In his account of Carlisle Castle, Henry Summerson states “the earliest reference to cannon at Carlisle dates from 1380, when Richard Potter, a householder in the city, was paid £4 for making two guns from a bronze wedge”.

These were probably small and in 1384 Richard Potter made three more, two of them described as ‘great’.

The cannon appear to have been cast in bronze and strengthened by having iron bands around the barrel.

The larger guns were mounted on a wooden platform on the keep and the small one in the northern corner of the bailey.

Gunpowder was made on site and also ordered ready-made from York.

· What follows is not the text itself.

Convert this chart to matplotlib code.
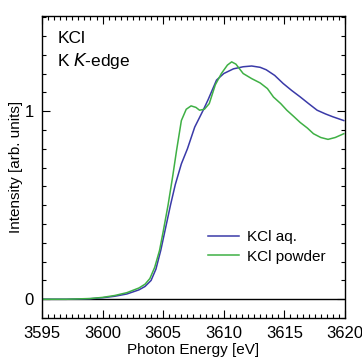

The guns fired stone balls and 120 of these had to be made by a mason in Carlisle who completed the job in five weeks.

All was ready to repel a Scottish invasion force in 1385 when the castle suffered its first artillery attack.

There is no evidence of how effective the guns were in withstanding the siege but the Scots withdrew.

There was an earlier recorded gun in the county.

It was stated in 1929 that at Dalton Castle “in the armoury on the ground floor is a curious piece of ordnance which has been ascribed to the 14th century”.

This was said to “resemble the cannons used at Crecy in 1336”.

The Carlisle Journal reported on another early gun.

This was the barrel of what was described as a ‘swivel gun’ which was lent to the Royal Archaeological Society museum at Carlisle in 1882 having been found built-up “in the String of Horses in 1870 and supposed to have been used in the various sieges of Carlisle”.

It may be the cast-iron hand gun now in the Tullie House collection dating from the 15th century.

Also in Tullie House is an early arquebus hand gun which had been preserved by being buried in Solway Moss and which was thought to be “a relic of the battle [of Solway Moss] of 1542”.

Henry Summerson states that at Solway Moss “The Scottish army had taken the field with a large train of artillery”, and in their defeat 17 cannons ended up at Carlisle.

They were useless in the city as there was no powder for the guns or soldiers who could fire them.

There had only been one gunner at the castle in 1541 and the lack of trained men had not improved by 1545.

When there was threat of another invasion from the north, the governor of the castle wrote to the Lord Protector in July 1547 “I shall lay in victuals for Carlisle and practice 100 men in the use of the hand gun [he having] sent to the clerk of ordnance at Newcastle for the hand guns”.

There were still bows and arrows in the armoury at the castle and citadel and it took a long time for new technology to catch on.